Walking the dogs separately was my treat for the day. When they are together, Reggie always has to be out front pulling hard to be ahead of Rudy, which is a near-constant strain on my arm and back. She’s also a fierce little street fighter who challenges any person or animal in sight in the most embarrassing fashion. Her aggression triggers Rudy’s aggression as well and they become a rather formidable bundle of belligerence.


When the dogs see little kids, they both get so yappy and jittery that I’m afraid their energy will scare the kids, who will make jerky motions with their little hands, and then there could be trouble, so when kids ask to pet them, I just have to say “sorry, thanks for asking, but they’re not really very friendly.” Walking them together, in fact, is and has always been a tremendous pain in my ass—Reggie constantly pulling, Rudy constantly stopping to sniff and pee, both of them acting like idiots at the mere sight of a cat or a kid or another dog or anything at all unusual that sets off their alarms. So having them one at a time today was delightful. Reggie got to be far out ahead of me on the retractable lead in her robustly independent fashion, and we both walked faster than usual. She was perfectly behaved, so not a harsh word was spoken.

When I took Rudy out by himself later in day, we walked much slower than usual so that he could take all the time he wanted to sniff and pee without Reggie hauling us along. He ignored all stimulus from other animals and people, and when a little girl stopped us and asked to pet him, I didn’t hesitate to let her because he was perfectly calm and polite. Reggie would have been the same way had she been by herself. There’s something about being in a pack that makes them act so unpleasantly together, and I haven’t been able to remedy it in nearly five years of walking with them. I realize the fault is in my failure to train them, and if I knew what to do to correct their behavior, I would do it.

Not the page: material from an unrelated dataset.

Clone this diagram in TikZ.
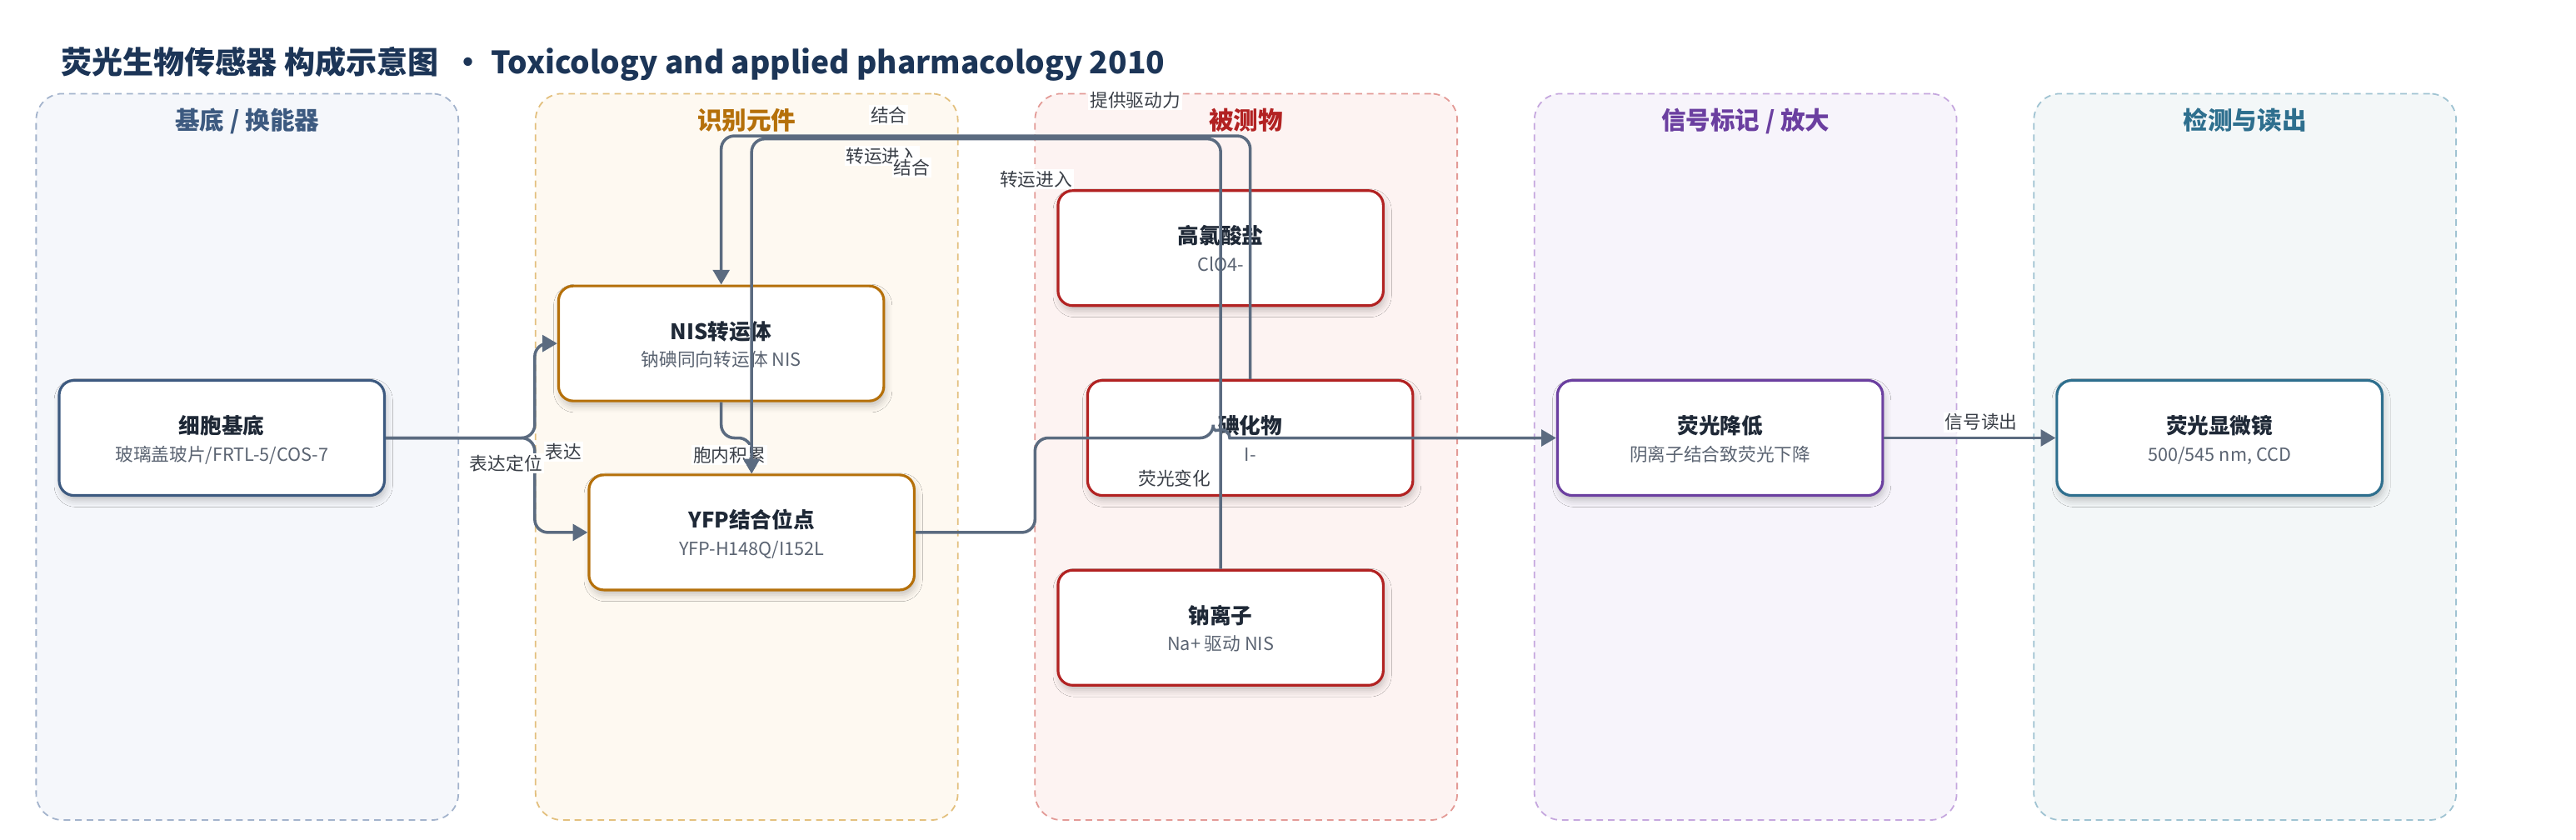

So, why don’t I walk them separately every day? Time and energy constraints, mostly. Also, because the one who gets left at home takes it really, really hard, especially Reggie. When I take Rudy out, I can hear her squealing and crying at the door all the way down the block. I just can’t bear being the cause of those distress calls.



3 thoughts on “Dog day

  1. I’m glad you checked on that backyard breeder’s dogs. I hate that people don’t take good care of their animals! And it’s interesting how the dogs act when together vs when they’re separate. I’m thinking the only way to fix that is to have another person with you on the walks.

  2. I live in a rural area, so sadly I’ve made my fair share of calls to animal control too. People mostly just bring dogs out here and leave them, for whatever reason. It’s always upsetting, especially because most are obviously normal, well behaved, nice dogs. But we can’t leave them to wander, nor can we take more in. I’m glad someone checks on the dogs you came across, it’s sad that people treat animals that way. Whenever I get a pet, I go the rescue route instead of using breeders. Granted it’s not much, but it makes me feel like I’m doing something to help.

    I hope Rudy’s surgery goes well! Hopefully the recovery will be as quick and easy on him as possible.